Practical Tip: Incorporate multiple creative pathways into adaptive assessments, allowing students to choose different methods for approaching a problem. This not only personalizes learning but also encourages creative expression.

6. Digital portfolios

Digital portfolios offer a comprehensive view of a student’s creative development by allowing them to showcase a range of work over time. These portfolios can include written essays, multimedia projects, and other artifacts that demonstrate creative thinking and expression across disciplines.

By allowing students to upload and curate their projects, platforms like TAO enable educators to assess creativity across different submissions, offering insight into how a student’s ideas evolve.  Portfolios can also be used to highlight specific creative strengths or areas for improvement.

Practical Tip: Encourage students to reflect on their creative process for each project they include in their portfolio.
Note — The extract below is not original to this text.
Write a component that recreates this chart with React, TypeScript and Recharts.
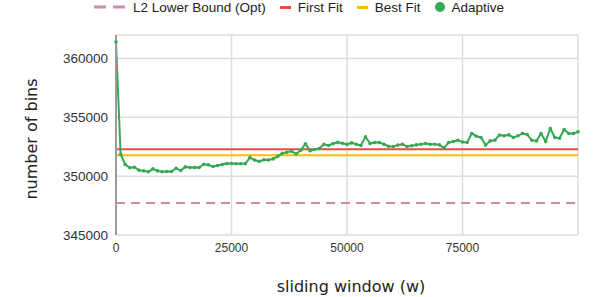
import { LineChart, Line, XAxis, YAxis, CartesianGrid, Label } from "recharts";

// sliding window sizes, step 1000
const windowSizes: number[] = Array.from({ length: 101 }, (_, i) => i * 1000);

const adaptive: number[] = [
  361400, 351870, 350990, 350710, 350760, 350510, 350450, 350370, 350620, 350450,
  350370, 350400, 350400, 350680, 350480, 350790, 350740, 350740, 350740, 351020,
  350960, 350820, 350910, 350990, 351070, 351080, 351060, 351060, 351070, 351580,
  351370, 351260, 351400, 351370, 351470, 351680, 351950, 352040, 352130, 351880,
  352200, 352760, 352160, 352270, 352350, 352710, 352610, 352780, 352890, 352800,
  352700, 352830, 352720, 352610, 353340, 352780, 352860, 352860, 352720, 352550,
  352520, 352640, 352720, 352520, 352580, 352660, 352720, 352780, 352720, 352720,
  352660, 352410, 352860, 352950, 353060, 352900, 352860, 353630, 353400, 353290,
  352640, 353000, 353060, 353490, 353430, 353510, 353290, 353430, 353630, 353540,
  353060, 353000, 353630, 352950, 354050, 353290, 353230, 353970, 353630, 353630,
  353770,
];

const l2LowerBound = 347710;
const firstFit = 352290;
const bestFit = 351780;

const xTicks = [0, 25000, 50000, 75000, 100000];
const yTicks = [345000, 350000, 355000, 360000];

const data = windowSizes.map((w, i) => ({
  w,
  l2: l2LowerBound,
  ff: firstFit,
  bf: bestFit,
  adaptive: adaptive[i],
}));

const legendItems = [
  { name: "L2 Lower Bound (Opt)", color: "#d08aae", kind: "dash" },
  { name: "First Fit", color: "#ee4b3f", kind: "line" },
  { name: "Best Fit", color: "#fbbc04", kind: "line" },
  { name: "Adaptive", color: "#34a853", kind: "dot" },
];

function LegendRow() {
  return (
    <div
      style={{
        position: "absolute",
        top: 0,
        left: 0,
        width: 598,
        height: 14,
        display: "flex",
        justifyContent: "center",
        alignItems: "center",
        gap: 14,
        fontFamily: "'Liberation Sans', Arial, sans-serif",
        fontSize: 13.5,
        color: "#222",
      }}
    >
      {legendItems.map((it) => (
        <div key={it.name} style={{ display: "flex", alignItems: "center", gap: 7 }}>
          {it.kind === "dash" && (
            <svg width={32} height={4}>
              <line x1={0} y1={2} x2={32} y2={2} stroke={it.color} strokeWidth={3} strokeDasharray="12 7" />
            </svg>
          )}
          {it.kind === "line" && <div style={{ width: 11, height: 3, background: it.color }} />}
          {it.kind === "dot" && (
            <div style={{ width: 10, height: 10, borderRadius: 5, background: it.color }} />
          )}
          <span>{it.name}</span>
        </div>
      ))}
    </div>
  );
}

export default function App() {
  return (
    <div style={{ position: "absolute", left: 0, top: 0, width: 598, height: 297, background: "#fff" }}>
      <LineChart width={598} height={297} data={data} margin={{ top: 35, right: 20, bottom: 0, left: 0 }}>
        <CartesianGrid stroke="#dcdcdc" strokeWidth={1.5} />
        <XAxis
          dataKey="w"
          type="number"
          domain={[0, 100000]}
          ticks={xTicks}
          tickFormatter={(v: number) => (v === 100000 ? "" : String(v))}
          tickLine={false}
          axisLine={false}
          height={62}
          tick={{ fontSize: 12, fill: "#333", fontFamily: "'Liberation Sans', Arial, sans-serif" }}
        >
          <Label
            content={() => (
              <text
                x={351}
                y={292}
                textAnchor="middle"
                fontSize={16}
                fill="#222"
                fontFamily="'DejaVu Sans', Verdana, sans-serif"
              >
                sliding window (w)
              </text>
            )}
          />
        </XAxis>
        <YAxis
          type="number"
          domain={[345000, 362000]}
          ticks={yTicks}
          width={116}
          tickLine={false}
          axisLine={{ stroke: "#9a9a9a", strokeWidth: 2 }}
          tick={{ fontSize: 13.5, fill: "#333", fontFamily: "'Liberation Sans', Arial, sans-serif" }}
        >
          <Label
            content={() => (
              <text
                x={37}
                y={139}
                textAnchor="middle"
                transform="rotate(-90 37 139)"
                fontSize={16}
                fill="#222"
                fontFamily="'DejaVu Sans', Verdana, sans-serif"
              >
                number of bins
              </text>
            )}
          />
        </YAxis>
        <Line dataKey="l2" stroke="#d08aae" strokeWidth={2} strokeDasharray="9 6" dot={false} isAnimationActive={false} />
        <Line dataKey="ff" stroke="#ee4b3f" strokeWidth={2} dot={false} isAnimationActive={false} />
        <Line dataKey="bf" stroke="#fbbc04" strokeWidth={2} dot={false} isAnimationActive={false} />
        <Line
          dataKey="adaptive"
          stroke="#34a853"
          strokeWidth={2}
          dot={{ r: 1.8, fill: "#34a853", stroke: "none" }}
          isAnimationActive={false}
        />
      </LineChart>
      <LegendRow />
    </div>
  );
}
This can be done through written commentary or video reflections, providing deeper insights into their creative thinking.

7. Data and analytics

Analytics can help educators measure creativity. Many platforms, including TAO, offer PCIs and other test-taker tools like notepads that provide insight into a student’s interaction with the assessment questions. This data can reveal patterns in creative behavior, such as how long students spend brainstorming, or the diversity of their approaches to different test questions. Analytics can help educators understand student performance and adjust assessments to encourage even greater levels of reflection and innovation. 
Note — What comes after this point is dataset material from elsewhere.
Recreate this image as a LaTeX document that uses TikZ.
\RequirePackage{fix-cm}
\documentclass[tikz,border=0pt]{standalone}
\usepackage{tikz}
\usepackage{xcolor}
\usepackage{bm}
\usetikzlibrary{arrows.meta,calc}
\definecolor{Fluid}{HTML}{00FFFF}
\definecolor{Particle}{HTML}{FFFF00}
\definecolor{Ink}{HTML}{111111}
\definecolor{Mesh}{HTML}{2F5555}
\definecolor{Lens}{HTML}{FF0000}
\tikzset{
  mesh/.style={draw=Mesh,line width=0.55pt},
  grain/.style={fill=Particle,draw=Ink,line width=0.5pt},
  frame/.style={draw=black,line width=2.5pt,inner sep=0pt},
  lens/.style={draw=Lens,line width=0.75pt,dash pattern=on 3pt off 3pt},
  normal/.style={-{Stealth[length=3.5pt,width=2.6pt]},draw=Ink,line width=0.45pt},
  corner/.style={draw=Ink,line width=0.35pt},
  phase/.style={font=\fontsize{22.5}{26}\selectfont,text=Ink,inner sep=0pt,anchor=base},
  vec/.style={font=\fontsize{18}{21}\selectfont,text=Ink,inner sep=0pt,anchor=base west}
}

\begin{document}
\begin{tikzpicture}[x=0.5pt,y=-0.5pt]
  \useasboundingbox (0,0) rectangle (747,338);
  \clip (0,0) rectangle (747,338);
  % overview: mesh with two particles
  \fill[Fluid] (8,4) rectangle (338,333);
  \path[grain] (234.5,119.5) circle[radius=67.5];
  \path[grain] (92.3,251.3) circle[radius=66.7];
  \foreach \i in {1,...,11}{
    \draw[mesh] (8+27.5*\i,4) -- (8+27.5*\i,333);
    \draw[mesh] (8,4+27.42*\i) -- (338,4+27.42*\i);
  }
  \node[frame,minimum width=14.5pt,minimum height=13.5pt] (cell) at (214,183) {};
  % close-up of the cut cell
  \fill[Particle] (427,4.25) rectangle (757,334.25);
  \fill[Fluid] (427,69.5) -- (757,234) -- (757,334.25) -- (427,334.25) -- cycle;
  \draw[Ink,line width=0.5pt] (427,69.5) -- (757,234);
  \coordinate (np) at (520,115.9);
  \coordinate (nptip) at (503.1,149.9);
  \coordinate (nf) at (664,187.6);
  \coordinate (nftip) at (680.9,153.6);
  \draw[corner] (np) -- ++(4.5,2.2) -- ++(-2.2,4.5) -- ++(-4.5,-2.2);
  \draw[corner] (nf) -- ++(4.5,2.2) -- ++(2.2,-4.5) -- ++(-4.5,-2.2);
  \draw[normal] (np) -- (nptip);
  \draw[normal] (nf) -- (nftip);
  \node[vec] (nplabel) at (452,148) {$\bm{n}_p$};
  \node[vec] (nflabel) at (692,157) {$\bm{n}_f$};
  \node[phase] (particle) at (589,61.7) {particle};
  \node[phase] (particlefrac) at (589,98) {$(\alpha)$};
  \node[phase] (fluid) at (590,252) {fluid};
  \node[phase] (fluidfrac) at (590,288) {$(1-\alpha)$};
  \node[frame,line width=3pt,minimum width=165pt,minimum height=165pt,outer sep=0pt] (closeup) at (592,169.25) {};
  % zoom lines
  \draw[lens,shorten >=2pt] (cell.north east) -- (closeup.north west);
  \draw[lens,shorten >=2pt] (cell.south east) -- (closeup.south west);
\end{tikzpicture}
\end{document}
Practical Tip: The data gained from online assessments isn’t just valuable in targeting individual interventions. Administrators can also use it to evaluate item performance and spot school- and district-wide trends. This information can then inform decisions on curriculum and resource allocation for upcoming semesters. 

8. Collaborative tasks

Collaborative tasks offer a way to assess creative skills such as brainstorming, problem-solving, adaptation, and critical thinking. Some digital platforms can simulate real-world challenges that allow students to demonstrate these abilities.

In the Harvard Graduate School of Education’s EcoMUVE curriculum, for instance, students are presented with 3-D versions of ecological settings. They must collaborate to collect information and apply their knowledge of biology or ecology to emerging problems. 

Practical Tip: Be sure to monitor group assignments to ensure that each individual is contributing. If students use collaborative assignments as an excuse to check out, it can have negative effects on morale and engagement for the whole group. Using the analytics from a platform like TAO, educators can ensure that students are actively participating in solution development.

Final Thoughts

As parents and school systems put more emphasis on creativity and critical thinking, educators are finding new strategies for measuring student performance on these real-world skills. By incorporating multimedia, challenging students with authentic assessments, and using data and analytics to inform instructional changes and resource allocation, teachers can effectively measure creativity in online assessments.

To learn more about how TAO can empower educators to teach and assess creativity, take a look at these helpful resources:

FAQs

How can you measure creativity through digital assessments?

Creativity can be assessed in many ways, including open-ended responses, multimedia projects, collaborative problem-solving tasks, and gamified assessments. 

What tools can support creativity tests in online learning?

Platforms like TAO provide customizable assessments, multimedia submission options, and real-time feedback to support educators, students, and other stakeholders.

How can adaptive learning help in assessing creativity?

Adaptive learning adjusts task difficulty based on student performance, offering personalized challenges that encourage creative problem-solving without overwhelming the learner.